The Serotherapy Institute was the result of a suggestion made by Barão de Pedro Affonso - a surgeon of recognized competence, founder of Instituto Vacínico, the first laboratory to produce smallpox vaccine in the country - to the Mayor of the Federal District, Cesário Alvim, who ceded the Farm of Manguinhos, conveniently located away from the urban centre. The Baron intended to hire a specialist from the Pasteur Institute for the technical direction, but on the recommendation of Émile Roux he offered the position to Oswaldo Cruz.
With the list of material to be acquired, organized by the new technical director, the Baron left for Europe. In Paris he managed to hire only the veterinarian Henri Carré, Yersin's collaborator in the production of the first anti-plague vaccine; is that the Brazilian government had only authorized him to offer unattractive contracts in addition to being inoperative, for a maximum period of six months.
Once the laboratories were installed, work began, without any ceremony, on May 25, 1900, under the weight of an enormous task to be fulfilled, in addition to the administrative and technical directors, by three professionals - Colonel-Doctor Ismael da Rocha, bacteriologist from the Army Health Service; physician Henrique de Figueiredo Vasconcellos, assistant at the Vaccine Institute; and veterinarian H. Carré - and a medical student, Ezequiel Caetano Dias. However, the Municipality soon found itself unable to continue maintaining the new institution, which was transferred to the Public Health Directorate of the Ministry of Justice and Interior Affairs, and officially opened on July 23 as the Federal Serotherapy Institute.

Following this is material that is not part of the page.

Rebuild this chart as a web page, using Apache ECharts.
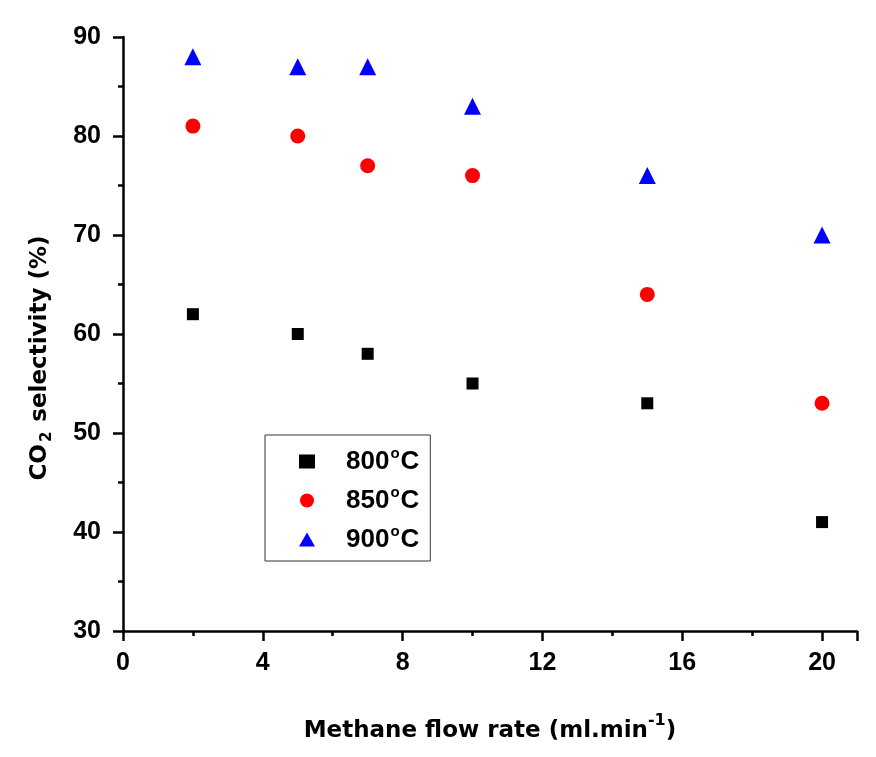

Shortly after, the initial team was short of two components: Ismael da Rocha, called back to the Army laboratory, and Carré, who was returning to France with health problems, according to some, or fear of yellow fever, according to others. But the competence of the rest was already proven, and it was deemed necessary only to hire a medical student, Antônio Cardoso Fontes, and some assistants.
None of the remaining five had any experience with a plague vaccine or serum. Only Oswaldo Cruz had visited the serum section of the Pasteur Institute, but his interest was in the preparation of diphtheria antitoxin. Both in relation to the vaccine and the serum, the data available in the scarce literature lacked precise details that would allow its preparation outside the producing laboratories.